— start Working data —

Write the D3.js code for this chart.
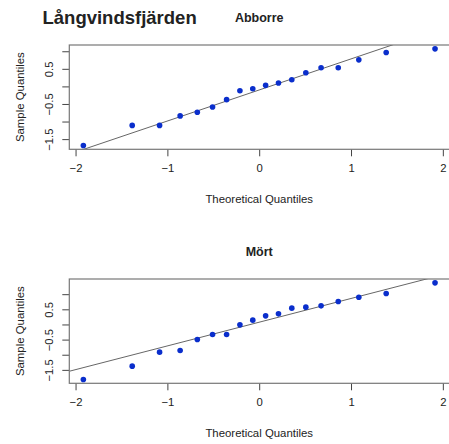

— end Working data —
— start Working data —

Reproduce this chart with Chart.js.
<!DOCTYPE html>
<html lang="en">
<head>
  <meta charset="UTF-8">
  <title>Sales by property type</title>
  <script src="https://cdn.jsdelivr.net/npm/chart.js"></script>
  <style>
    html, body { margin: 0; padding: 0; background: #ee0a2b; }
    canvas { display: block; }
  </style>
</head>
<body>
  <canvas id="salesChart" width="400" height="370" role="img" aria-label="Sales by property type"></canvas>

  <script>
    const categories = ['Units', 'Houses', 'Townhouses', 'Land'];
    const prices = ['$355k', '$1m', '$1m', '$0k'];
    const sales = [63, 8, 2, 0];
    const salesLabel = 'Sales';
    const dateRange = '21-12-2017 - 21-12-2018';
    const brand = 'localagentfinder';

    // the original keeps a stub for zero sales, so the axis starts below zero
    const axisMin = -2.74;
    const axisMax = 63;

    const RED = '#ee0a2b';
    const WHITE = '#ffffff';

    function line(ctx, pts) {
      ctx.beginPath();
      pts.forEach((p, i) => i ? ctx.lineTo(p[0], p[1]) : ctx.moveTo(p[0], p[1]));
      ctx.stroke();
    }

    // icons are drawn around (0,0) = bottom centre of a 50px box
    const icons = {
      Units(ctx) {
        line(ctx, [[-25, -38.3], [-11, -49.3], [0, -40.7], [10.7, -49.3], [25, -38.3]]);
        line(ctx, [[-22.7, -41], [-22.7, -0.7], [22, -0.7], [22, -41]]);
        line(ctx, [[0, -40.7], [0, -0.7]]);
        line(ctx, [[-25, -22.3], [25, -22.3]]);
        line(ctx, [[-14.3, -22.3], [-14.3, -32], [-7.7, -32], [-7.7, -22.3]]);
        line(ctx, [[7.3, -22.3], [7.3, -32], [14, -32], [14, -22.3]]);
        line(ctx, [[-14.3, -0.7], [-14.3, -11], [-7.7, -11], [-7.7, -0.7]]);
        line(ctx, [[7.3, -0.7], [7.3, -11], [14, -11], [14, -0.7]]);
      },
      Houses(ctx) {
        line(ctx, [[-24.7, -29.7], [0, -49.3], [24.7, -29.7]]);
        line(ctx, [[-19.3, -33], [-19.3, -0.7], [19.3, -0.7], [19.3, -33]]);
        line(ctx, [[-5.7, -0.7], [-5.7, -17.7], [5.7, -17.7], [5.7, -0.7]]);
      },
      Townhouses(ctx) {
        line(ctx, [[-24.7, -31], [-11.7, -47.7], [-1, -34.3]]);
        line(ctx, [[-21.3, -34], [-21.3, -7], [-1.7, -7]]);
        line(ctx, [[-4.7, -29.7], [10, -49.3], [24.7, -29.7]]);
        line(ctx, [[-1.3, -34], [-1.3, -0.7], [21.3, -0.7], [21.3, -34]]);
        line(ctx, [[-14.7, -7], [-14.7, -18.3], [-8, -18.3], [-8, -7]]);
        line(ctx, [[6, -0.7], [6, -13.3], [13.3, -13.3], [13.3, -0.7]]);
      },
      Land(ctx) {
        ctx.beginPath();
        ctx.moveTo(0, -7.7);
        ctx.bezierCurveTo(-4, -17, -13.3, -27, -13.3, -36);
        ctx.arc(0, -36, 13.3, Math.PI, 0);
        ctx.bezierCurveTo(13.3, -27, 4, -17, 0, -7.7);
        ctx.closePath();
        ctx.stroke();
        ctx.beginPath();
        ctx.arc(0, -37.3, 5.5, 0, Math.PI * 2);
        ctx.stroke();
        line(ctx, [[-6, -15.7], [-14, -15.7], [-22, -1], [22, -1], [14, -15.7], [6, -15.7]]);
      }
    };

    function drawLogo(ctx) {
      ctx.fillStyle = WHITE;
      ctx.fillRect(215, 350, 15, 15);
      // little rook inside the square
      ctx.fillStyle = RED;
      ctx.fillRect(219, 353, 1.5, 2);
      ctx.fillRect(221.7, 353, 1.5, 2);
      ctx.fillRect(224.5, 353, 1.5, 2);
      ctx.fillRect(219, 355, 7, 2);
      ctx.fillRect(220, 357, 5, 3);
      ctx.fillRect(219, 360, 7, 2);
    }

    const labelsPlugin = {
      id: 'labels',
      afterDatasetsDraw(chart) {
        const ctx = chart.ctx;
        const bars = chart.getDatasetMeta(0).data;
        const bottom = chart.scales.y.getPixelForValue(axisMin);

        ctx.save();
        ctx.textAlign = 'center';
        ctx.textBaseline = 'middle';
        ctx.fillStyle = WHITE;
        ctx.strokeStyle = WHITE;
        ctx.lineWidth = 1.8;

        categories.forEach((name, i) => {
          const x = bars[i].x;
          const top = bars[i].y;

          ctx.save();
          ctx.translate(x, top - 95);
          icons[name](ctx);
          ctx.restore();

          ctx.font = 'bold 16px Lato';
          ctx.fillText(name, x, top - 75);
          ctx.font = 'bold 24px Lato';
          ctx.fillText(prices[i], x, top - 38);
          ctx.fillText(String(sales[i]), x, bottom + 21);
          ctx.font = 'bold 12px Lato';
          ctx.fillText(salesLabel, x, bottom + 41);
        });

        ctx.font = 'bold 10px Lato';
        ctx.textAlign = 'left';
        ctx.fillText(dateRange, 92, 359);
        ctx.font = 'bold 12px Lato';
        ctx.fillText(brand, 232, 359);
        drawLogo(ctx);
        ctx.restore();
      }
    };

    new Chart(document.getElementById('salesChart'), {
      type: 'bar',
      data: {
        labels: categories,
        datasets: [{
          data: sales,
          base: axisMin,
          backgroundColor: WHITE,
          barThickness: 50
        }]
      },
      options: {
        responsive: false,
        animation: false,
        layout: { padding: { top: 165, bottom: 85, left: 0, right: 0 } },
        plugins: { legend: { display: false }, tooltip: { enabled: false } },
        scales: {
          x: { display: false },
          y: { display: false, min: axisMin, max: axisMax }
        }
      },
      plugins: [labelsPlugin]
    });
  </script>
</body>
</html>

— end Working data —
— start Working data —

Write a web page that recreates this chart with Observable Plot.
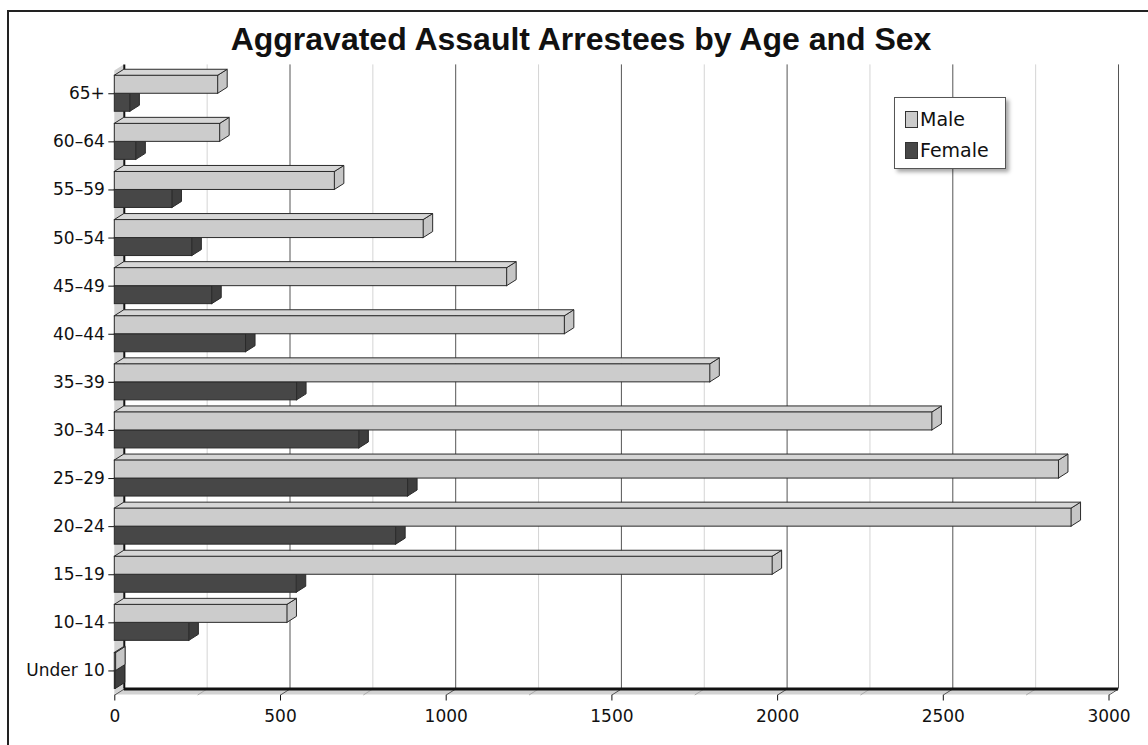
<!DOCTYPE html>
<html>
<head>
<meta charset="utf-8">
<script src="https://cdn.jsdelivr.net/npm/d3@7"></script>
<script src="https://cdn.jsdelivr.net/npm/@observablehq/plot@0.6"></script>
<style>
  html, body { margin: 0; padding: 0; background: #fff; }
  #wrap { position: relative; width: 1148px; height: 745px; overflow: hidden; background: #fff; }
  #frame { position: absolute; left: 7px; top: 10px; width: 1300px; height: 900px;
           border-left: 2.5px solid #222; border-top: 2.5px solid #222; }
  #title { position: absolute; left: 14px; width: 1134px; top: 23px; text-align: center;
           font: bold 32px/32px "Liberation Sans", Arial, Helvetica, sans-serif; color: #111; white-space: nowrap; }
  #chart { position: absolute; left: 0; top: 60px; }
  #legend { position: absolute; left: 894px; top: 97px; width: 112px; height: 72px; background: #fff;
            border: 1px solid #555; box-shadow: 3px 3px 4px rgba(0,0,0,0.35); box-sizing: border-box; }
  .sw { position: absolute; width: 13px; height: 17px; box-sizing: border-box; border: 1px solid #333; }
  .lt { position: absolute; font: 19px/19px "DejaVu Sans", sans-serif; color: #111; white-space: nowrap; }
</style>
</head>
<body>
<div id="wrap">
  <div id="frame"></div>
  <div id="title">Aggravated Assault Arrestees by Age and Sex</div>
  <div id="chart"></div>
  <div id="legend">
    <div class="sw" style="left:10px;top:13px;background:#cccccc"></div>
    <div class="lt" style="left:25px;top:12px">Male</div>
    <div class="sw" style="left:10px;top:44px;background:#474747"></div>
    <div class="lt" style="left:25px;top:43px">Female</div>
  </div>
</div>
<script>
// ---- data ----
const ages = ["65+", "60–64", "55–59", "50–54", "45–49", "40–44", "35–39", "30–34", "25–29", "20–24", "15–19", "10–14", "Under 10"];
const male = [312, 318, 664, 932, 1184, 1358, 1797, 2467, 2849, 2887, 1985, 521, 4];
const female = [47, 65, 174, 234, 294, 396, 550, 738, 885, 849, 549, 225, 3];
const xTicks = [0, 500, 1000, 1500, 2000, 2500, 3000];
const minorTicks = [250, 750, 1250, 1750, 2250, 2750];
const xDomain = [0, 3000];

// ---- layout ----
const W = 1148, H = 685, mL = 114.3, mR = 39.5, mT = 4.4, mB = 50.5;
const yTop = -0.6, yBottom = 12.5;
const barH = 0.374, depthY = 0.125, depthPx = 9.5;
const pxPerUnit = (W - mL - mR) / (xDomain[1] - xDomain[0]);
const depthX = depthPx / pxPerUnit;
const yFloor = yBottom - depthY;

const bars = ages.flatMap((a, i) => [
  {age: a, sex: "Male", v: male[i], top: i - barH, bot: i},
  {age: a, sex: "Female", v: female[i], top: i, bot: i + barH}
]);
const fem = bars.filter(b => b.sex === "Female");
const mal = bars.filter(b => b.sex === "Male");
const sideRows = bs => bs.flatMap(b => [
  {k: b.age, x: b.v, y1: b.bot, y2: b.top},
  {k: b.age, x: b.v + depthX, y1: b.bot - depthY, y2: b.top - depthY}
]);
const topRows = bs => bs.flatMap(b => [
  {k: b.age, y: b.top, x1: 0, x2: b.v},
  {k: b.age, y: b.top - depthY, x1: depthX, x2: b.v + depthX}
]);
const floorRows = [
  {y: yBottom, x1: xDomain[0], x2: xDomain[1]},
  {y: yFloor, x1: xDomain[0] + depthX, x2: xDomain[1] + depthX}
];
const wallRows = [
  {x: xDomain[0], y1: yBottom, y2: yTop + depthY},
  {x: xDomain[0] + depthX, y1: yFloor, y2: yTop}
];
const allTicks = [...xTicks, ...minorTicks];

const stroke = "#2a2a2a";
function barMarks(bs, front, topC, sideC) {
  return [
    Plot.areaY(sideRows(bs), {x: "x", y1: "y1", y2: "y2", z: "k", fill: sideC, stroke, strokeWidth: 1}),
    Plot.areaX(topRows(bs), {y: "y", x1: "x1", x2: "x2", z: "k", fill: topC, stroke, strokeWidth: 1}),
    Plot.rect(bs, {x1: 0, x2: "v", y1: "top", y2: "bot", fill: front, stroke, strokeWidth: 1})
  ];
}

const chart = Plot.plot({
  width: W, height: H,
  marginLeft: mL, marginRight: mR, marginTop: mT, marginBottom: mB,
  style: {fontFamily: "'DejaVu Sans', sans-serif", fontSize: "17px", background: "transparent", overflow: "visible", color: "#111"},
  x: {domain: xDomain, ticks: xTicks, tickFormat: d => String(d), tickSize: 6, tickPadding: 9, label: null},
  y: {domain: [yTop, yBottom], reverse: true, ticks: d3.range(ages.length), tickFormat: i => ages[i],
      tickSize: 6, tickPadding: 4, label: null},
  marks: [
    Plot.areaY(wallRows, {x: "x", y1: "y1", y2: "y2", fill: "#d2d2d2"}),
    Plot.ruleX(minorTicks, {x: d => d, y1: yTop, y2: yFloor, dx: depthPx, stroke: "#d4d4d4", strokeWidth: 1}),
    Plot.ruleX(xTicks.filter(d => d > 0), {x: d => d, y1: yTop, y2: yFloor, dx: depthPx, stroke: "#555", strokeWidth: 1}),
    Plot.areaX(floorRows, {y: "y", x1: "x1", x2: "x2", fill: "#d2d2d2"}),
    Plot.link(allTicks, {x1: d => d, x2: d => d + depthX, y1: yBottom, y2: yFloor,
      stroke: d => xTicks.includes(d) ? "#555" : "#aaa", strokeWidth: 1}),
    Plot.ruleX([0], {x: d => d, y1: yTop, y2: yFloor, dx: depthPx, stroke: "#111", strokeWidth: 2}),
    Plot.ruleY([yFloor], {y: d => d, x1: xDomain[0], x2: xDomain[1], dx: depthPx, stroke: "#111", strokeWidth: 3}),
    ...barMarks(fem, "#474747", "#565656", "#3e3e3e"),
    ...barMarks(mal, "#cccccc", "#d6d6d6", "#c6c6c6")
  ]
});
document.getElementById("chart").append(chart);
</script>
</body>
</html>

— end Working data —

From the records above, pick out and copy each line holding the word "Write".

Write the D3.js code for this chart.
Write a web page that recreates this chart with Observable Plot.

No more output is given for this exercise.